In a report reviewing capitalism, the think tank warned that, while the worst of the crisis appeared to be over, signs that lessons had not been learnt — such as a rapid return of the bonus culture in banking — showed real reform was needed.

‘Unless policymakers take action to create the blueprint for a more stable and sustainable model of capitalism, and one that delivers better outcomes for all and not just a small elite, there is a real danger of another economic crisis in the future,’ said Tony Dolphin, senior economist at IPPR and author of the report.

The IPPR said greater coordination of economic policies among major economies was needed to avoid a repeat of the crisis, adding that countries should ensure they are not pursuing policies that will create global imbalances.

Internationally agreed regulatory principles for the financial system based on greater accountability were also required, the report added.

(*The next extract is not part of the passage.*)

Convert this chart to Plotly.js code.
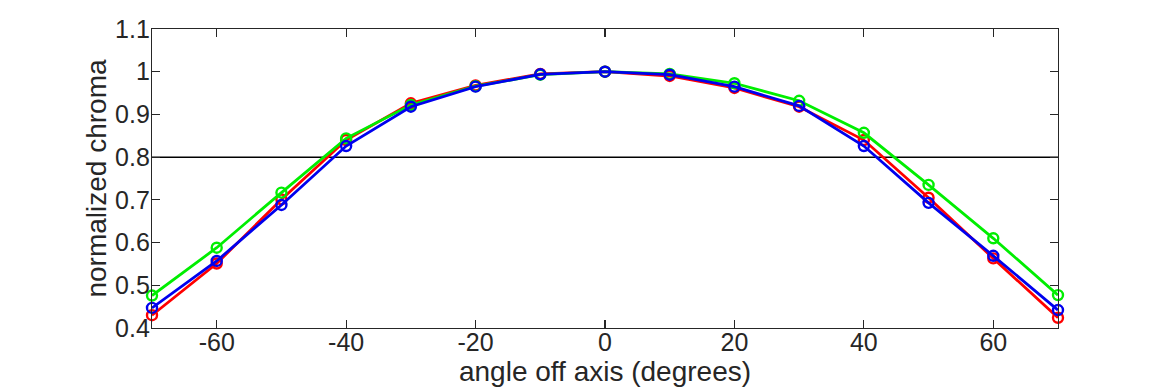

The think tank recommended that organisations such as the International Monetary Fund be reformed to give a greater role to large emerging economies, particularly China and India.

Dolphin said the UK’s obsession with consumerism and debt-driven spending also needed to be tackled, advising that under a more sustainable, equitable model of capitalism, economic growth should be based on exports and investment.

Alongside this, policymakers should place more weight on measures of progress based on wellbeing rather than growth in GDP in order to reduce inequality, the report said.